The giving of testimony, whether by an accused or by any other witness, does not operate as a waiver of the witness's privilege against self-incrimination when examined with respect to matters which relate only to character for truthfulness.
Tenn. R. Evid. 608
Advisory Commission Comments.
Part (a) admits opinion as well as community reputation to prove character. Presently Tennessee restricts proof to reputation evidence. Ford v. Ford, 26 Tenn. 91, 100-01 (1846). The proposed change is minimal, however, because Tennessee has allowed a character witness on the credibility issue to opine that the fact witness should or should not be believed.
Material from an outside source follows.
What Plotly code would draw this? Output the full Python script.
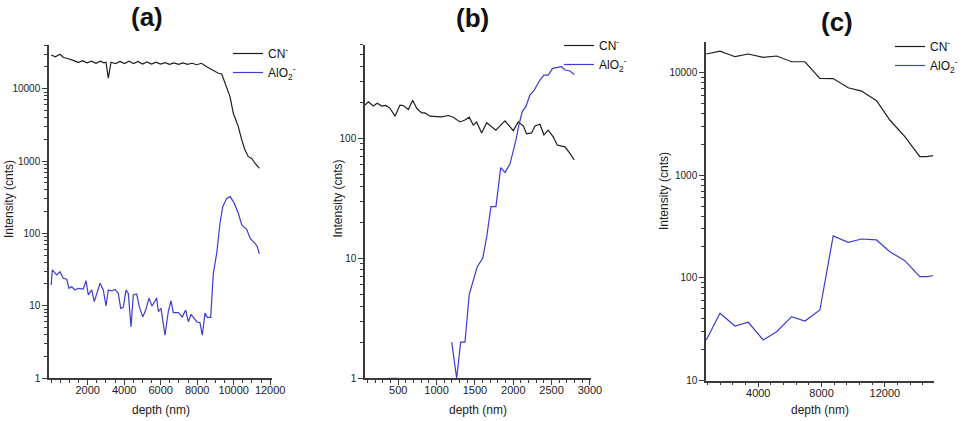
import plotly.graph_objects as go

# ---------------- data ----------------
# panel (a)
a_cn_depth = [0, 230, 483, 675, 850, 1058, 1250, 1486, 1716, 1962,
              2209, 2456, 2702, 2894, 3004, 3130, 3278, 3524, 3771, 4017,
              4264, 4511, 4757, 5004, 5250, 5497, 5744, 5990, 6237, 6483,
              6730, 6977, 7223, 7470, 7716, 7974, 8237, 8522, 8867, 9158,
              9344, 9525, 9799, 9980, 10254, 10440, 10621, 10802, 10988, 11169,
              11350, 11405]
a_cn_int = [29300, 27600, 30000, 27000, 26400, 25500, 24500, 23000, 24500, 22800,
            24000, 22500, 24000, 22800, 23300, 14000, 23300, 22300, 23800, 22300,
            24000, 22300, 23800, 22000, 23500, 22000, 23300, 22000, 23000, 21800,
            22800, 21800, 22800, 21800, 22500, 21500, 22500, 20200, 18200, 16400,
            16000, 11900, 7780, 4580, 2990, 1960, 1425, 1150, 1090, 933,
            836, 795]
a_alo_depth = [0, 61, 302, 483, 664, 850, 976, 1124, 1305, 1486,
               1760, 1908, 2034, 2220, 2362, 2675, 2856, 3004, 3130, 3316,
               3497, 3678, 3809, 3952, 4100, 4226, 4374, 4500, 4686, 4828,
               5015, 5179, 5360, 5524, 5782, 5870, 6018, 6237, 6418, 6566,
               6692, 6966, 7184, 7371, 7514, 7662, 7974, 8155, 8281, 8429,
               8555, 8741, 8884, 9070, 9251, 9399, 9618, 9799, 10018, 10254,
               10440, 10714, 10895, 11169, 11295, 11405]
a_alo_int = [19.3, 31.2, 26.6, 29.5, 23.9, 23.2, 17.4, 18.3, 16.5, 17.4,
             17, 22.2, 14.1, 16.5, 11.4, 20.4, 16.5, 9.9, 16.5, 16,
             16.8, 14.8, 9.2, 9.5, 16.5, 14.8, 5.1, 14.1, 14.5, 9.7,
             7.0, 8.7, 12.7, 9.9, 12.7, 8.3, 9.2, 3.9, 8.3, 11.7,
             8.0, 8.0, 7.0, 8.7, 6.0, 7.6, 6.0, 5.8, 3.9, 7.9,
             6.9, 6.9, 28, 53, 138, 234, 305, 322, 266, 190,
             131, 114, 85.5, 73, 65.5, 52]

# panel (b)
b_cn_depth = [66, 109, 174, 226, 284, 340, 392, 457, 522, 565,
              631, 688, 740, 805, 848, 914, 1001, 1066, 1152, 1217,
              1305, 1370, 1426, 1478, 1522, 1588, 1653, 1718, 1774, 1826,
              1892, 1948, 2000, 2065, 2130, 2174, 2240, 2283, 2348, 2400,
              2456, 2521, 2574, 2631, 2674, 2739, 2795]
b_cn_int = [189.5, 202, 186, 196, 186, 188, 178, 153, 189.5, 188,
            174, 208, 178, 163, 163, 153, 152, 151, 155, 150,
            137, 142, 150, 129, 137, 111, 135, 124, 117, 127,
            140, 127, 116, 137, 127, 109, 111, 127, 131, 107,
            117, 103, 88, 86, 85, 75, 66]
b_alo_depth = [370, 500, None,
               1197, 1262, 1314, 1370, 1426, 1478, 1530, 1601, 1653, 1709,
               1774, 1836, 1892, 1957, 1996, 2035, 2078, 2117, 2162, 2218,
               2270, 2348, 2400, 2456, 2513, 2586, 2631, 2674, 2739, 2795]
b_alo_int = [1, 1, None,
             2, 1, 2, 2, 5, 6.6, 8.5, 10, 15, 27,
             27, 57, 52, 61, 75, 97, 133, 167, 183, 230,
             250, 306, 337, 337, 383, 388, 395, 371, 364, 341]

# panel (c)
c_depth = [720, 1583, 2530, 3369, 4316, 5161, 6108, 6947, 7893, 8733,
           9679, 10525, 11471, 12310, 13257, 14203, 14626, 15042]
c_cn_int = [15070, 16100, 14190, 15070, 14000, 14420, 12680, 12680, 8750, 8700,
            7080, 6570, 5290, 3436, 2366, 1511, 1511, 1545]
c_alo_int = [24.9, 45.3, 34, 37, 24.9, 30, 42, 38.1, 48.7, 256,
             222, 239, 234, 180, 147, 103, 103, 105]

series_names = ["CN<sup>-</sup>", "AlO<sub>2</sub><sup>-</sup>"]
panel_titles = ["(a)", "(b)", "(c)"]
x_title = "depth (nm)"
y_title = "Intensity (cnts)"
a_xticks = [2000, 4000, 6000, 8000, 10000, 12000]
b_xticks = [500, 1000, 1500, 2000, 2500, 3000]
c_xticks = [4000, 8000, 12000]
y_ticks = [1, 10, 100, 1000, 10000]

# ---------------- styling ----------------
W, H = 961, 421
FONT = "Liberation Sans, Arial, sans-serif"
AX = "#3a3a3a"
CN_COLOR = "#1e1e1e"
ALO_COLOR = "#3c3cd2"


def px(x):
    return x / W


def py(y):
    return 1 - y / H


fig = go.Figure()

panels = [
    (a_cn_depth, a_cn_int, a_alo_depth, a_alo_int, "x", "y", "legend"),
    (b_cn_depth, b_cn_int, b_alo_depth, b_alo_int, "x2", "y2", "legend2"),
    (c_depth, c_cn_int, c_depth, c_alo_int, "x3", "y3", "legend3"),
]
for cx, cy, ax_, ay_, xa, ya, lg in panels:
    fig.add_trace(go.Scatter(x=cx, y=cy, mode="lines", name=series_names[0],
                             line=dict(color=CN_COLOR, width=1.2),
                             xaxis=xa, yaxis=ya, legend=lg))
    fig.add_trace(go.Scatter(x=ax_, y=ay_, mode="lines", name=series_names[1],
                             line=dict(color=ALO_COLOR, width=1.2),
                             xaxis=xa, yaxis=ya, legend=lg))


def xaxis(domain, rng, anchor, minor_dtick, tickvals):
    return dict(domain=domain, range=rng, anchor=anchor,
                tickmode="array", tickvals=tickvals,
                ticktext=[str(v) for v in tickvals],
                ticks="outside", ticklen=5, tickwidth=1, tickcolor=AX,
                ticklabelstandoff=-4,
                showline=True, linecolor=AX, linewidth=1.5,
                showgrid=False, zeroline=False,
                tickfont=dict(family=FONT, size=11, color="#222"),
                minor=dict(ticks="outside", ticklen=3, tickwidth=1,
                           tickcolor=AX, dtick=minor_dtick, tick0=0,
                           showgrid=False))


def yaxis(domain, rng, anchor):
    return dict(domain=domain, range=rng, anchor=anchor, type="log",
                tickmode="array", tickvals=y_ticks,
                ticktext=[str(v) for v in y_ticks],
                ticks="outside", ticklen=5, tickwidth=1, tickcolor=AX,
                showline=True, linecolor=AX, linewidth=1.5,
                showgrid=False, zeroline=False,
                tickfont=dict(family=FONT, size=10, color="#222"),
                minor=dict(ticks="outside", ticklen=3, tickwidth=1,
                           tickcolor=AX, dtick="D1", showgrid=False))


legend_common = dict(xanchor="left", yanchor="top", bgcolor="rgba(0,0,0,0)",
                     borderwidth=0, itemwidth=30,
                     font=dict(family=FONT, size=12, color="#111"))

fig.update_layout(
    width=W, height=H,
    margin=dict(l=0, r=0, t=0, b=0, autoexpand=False),
    paper_bgcolor="white", plot_bgcolor="white",
    showlegend=True,
    xaxis=xaxis([px(49), px(272)], [-120, 12100], "y", 500, a_xticks),
    yaxis=yaxis([py(378), py(45)], [0, 4.605], "x"),
    xaxis2=xaxis([px(365), px(590.7)], [66, 3010], "y2", 100, b_xticks),
    yaxis2=yaxis([py(378.3), py(45)], [0, 2.778], "x2"),
    xaxis3=xaxis([px(706), px(934)], [700, 15100], "y3", 800, c_xticks),
    yaxis3=yaxis([py(380.7), py(41.7)], [1, 4.298], "x3"),
    legend=dict(x=px(228), y=py(39), **legend_common),
    legend2=dict(x=px(559), y=py(31), **legend_common),
    legend3=dict(x=px(890), y=py(32), **legend_common),
)

# panel titles
for title, xc, yc in zip(panel_titles, [147, 472, 837], [17, 18, 22]):
    fig.add_annotation(text="<b>%s</b>" % title, x=px(xc), y=py(yc),
                       xref="paper", yref="paper", showarrow=False,
                       xanchor="center", yanchor="middle",
                       font=dict(family=FONT, size=26, color="#111"))

# axis titles
for xc in [161, 478, 820]:
    fig.add_annotation(text=x_title, x=px(xc), y=py(410), xref="paper",
                       yref="paper", showarrow=False,
                       xanchor="center", yanchor="middle",
                       font=dict(family=FONT, size=12, color="#222"))
for xc, yc in [(9, 199), (337.5, 199), (664, 191)]:
    fig.add_annotation(text=y_title, x=px(xc), y=py(yc), xref="paper",
                       yref="paper", showarrow=False, textangle=-90,
                       xanchor="center", yanchor="middle",
                       font=dict(family=FONT, size=12, color="#222"))

fig.write_html("out.html")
Ford v. Ford, 26 Tenn. 92, 102 (1846).
Part (b) reflects the Supreme Court's view of impeachment by prior bad acts. State v. Morgan, 541 S.W.2d 385 (Tenn. 1976), incorporated F.R.Evid. 608(b) into Tennessee case law. The proposed rule is even more specific than the federal version. It requires a jury-out hearing on probative value and basis for cross-examination, relatively recent misconduct, and notice plus analytical weighing of probative value versus unfair prejudice.
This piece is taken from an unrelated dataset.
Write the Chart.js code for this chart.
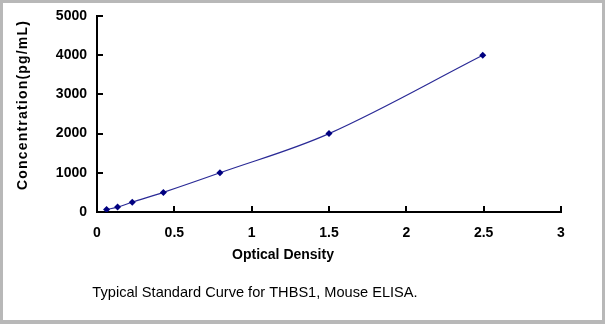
<!DOCTYPE html>
<html>
<head>
<meta charset="utf-8">
<script src="https://cdn.jsdelivr.net/npm/chart.js@4.4.1/dist/chart.umd.min.js"></script>
<style>
  html, body { margin: 0; padding: 0; background: #fff; }
  #frame {
    width: 605px; height: 324px; box-sizing: border-box;
    border: 3px solid #b8b8b8; border-bottom-width: 4px; background: #fff;
  }
  #frame canvas { display: block; }
</style>
</head>
<body>
<div id="frame"><canvas id="curveChart" width="599" height="317"></canvas></div>
<script>
// standard curve points (OD vs concentration)
const opticalDensity = [0.062, 0.133, 0.228, 0.429, 0.795, 1.5, 2.494];
const concentration = [62.5, 125, 250, 500, 1000, 2000, 4000];

const xTicks = [0, 0.5, 1, 1.5, 2, 2.5, 3];
const yTicks = [0, 1000, 2000, 3000, 4000, 5000];

const xTitle = 'Optical Density';
const yTitle = 'Concentration(pg/mL)';
const caption = 'Typical Standard Curve for THBS1, Mouse ELISA.';

const FONT = '"Liberation Sans", Arial, sans-serif';

// ticks point inward, and titles sit where the original had them
const extrasPlugin = {
    id: 'extras',
    afterDraw(chart) {
        const c = chart.ctx;
        const x = chart.scales.x;
        const y = chart.scales.y;
        const area = chart.chartArea;
        c.save();
        c.strokeStyle = '#000';
        c.lineWidth = 2;
        xTicks.forEach(v => {
            const px = Math.round(x.getPixelForValue(v));
            c.beginPath();
            c.moveTo(px, area.bottom);
            c.lineTo(px, area.bottom - 6);
            c.stroke();
        });
        yTicks.forEach(v => {
            const py = Math.round(y.getPixelForValue(v));
            c.beginPath();
            c.moveTo(area.left, py);
            c.lineTo(area.left + 6, py);
            c.stroke();
        });

        c.fillStyle = '#000';
        c.textAlign = 'center';
        c.textBaseline = 'alphabetic';
        c.font = 'bold 14px ' + FONT;
        c.fillText(xTitle, 280, 256);

        c.font = '14.6px ' + FONT;
        c.fillText(caption, 252, 294);

        c.translate(24, 102);
        c.rotate(-Math.PI / 2);
        c.font = 'bold 14px ' + FONT;
        c.letterSpacing = '1.2px';
        c.fillText(yTitle, 0, 0);
        c.restore();
    }
};

const ctx = document.getElementById('curveChart').getContext('2d');

const curveChart = new Chart(ctx, {
    type: 'line',
    data: {
        datasets: [{
            data: opticalDensity.map((od, i) => ({ x: od, y: concentration[i] })),
            borderColor: '#2a2a96',
            borderWidth: 1.2,
            backgroundColor: '#000080',
            pointStyle: 'rectRot',
            pointRadius: 3.5,
            pointBorderWidth: 0,
            pointBackgroundColor: '#000080',
            tension: 0.35,
            fill: false
        }]
    },
    options: {
        responsive: false,
        animation: false,
        layout: { padding: { left: 0, right: 41, top: 13, bottom: 0 } },
        plugins: {
            legend: { display: false },
            tooltip: { enabled: false }
        },
        scales: {
            x: {
                type: 'linear',
                min: 0,
                max: 3,
                afterFit: s => { s.height = 108; s.paddingLeft = 0; s.paddingRight = 0; },
                afterBuildTicks: s => { s.ticks = xTicks.map(v => ({ value: v })); },
                grid: { display: false, drawTicks: false },
                border: { display: true, color: '#000', width: 2 },
                ticks: {
                    color: '#000',
                    padding: 13,
                    font: { family: FONT, size: 14, weight: 'bold' },
                    callback: v => String(v)
                }
            },
            y: {
                min: 0,
                max: 5000,
                afterFit: s => { s.width = 94; s.paddingTop = 0; s.paddingBottom = 0; },
                afterBuildTicks: s => { s.ticks = yTicks.map(v => ({ value: v })); },
                grid: { display: false, drawTicks: false },
                border: { display: true, color: '#000', width: 2 },
                ticks: {
                    color: '#000',
                    padding: 10,
                    font: { family: FONT, size: 14, weight: 'bold' },
                    callback: v => String(v)
                }
            }
        }
    },
    plugins: [extrasPlugin]
});
</script>
</body>
</html>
To the extent that State v. Caruthers, 676 S.W.2d 936 (Tenn. 1984), can be construed as allowing cross-examination about a prior act of rape to impeach, the proposal would change that result.
If the witness makes a sweeping claim of good conduct on direct examination, that claim may open the door to cross-examination without pretrial notice and with a lower standard of probativeness, as rebuttal of the broad claim would itself tend to show untruthfulness. Also, there may be instances where the prosecution would not discover the accused's bad acts until after the trial begins, making pretrial notice impossible; in such cases immediate notice and a hearing on the issue before the accused testifies should satisfy the spirit of the rule.
Note that the accused's failure to take the stand in face of an adverse ruling on admissibility of a prior bad act does not waive the right to assign error on appeal.
Part (c) conforms juvenile bad acts admissibility to the principles used with juvenile adjudications. See Rule 609(d).
Advisory Commission Comments [1991].
This is a technical amendment.
Advisory Commission Comments [2005].
Substituting "character for truthfulness" in place of "credibility" at the beginning and end of Rule 608(b) clarifies that contradiction impeachment by extrinsic evidence is permissible.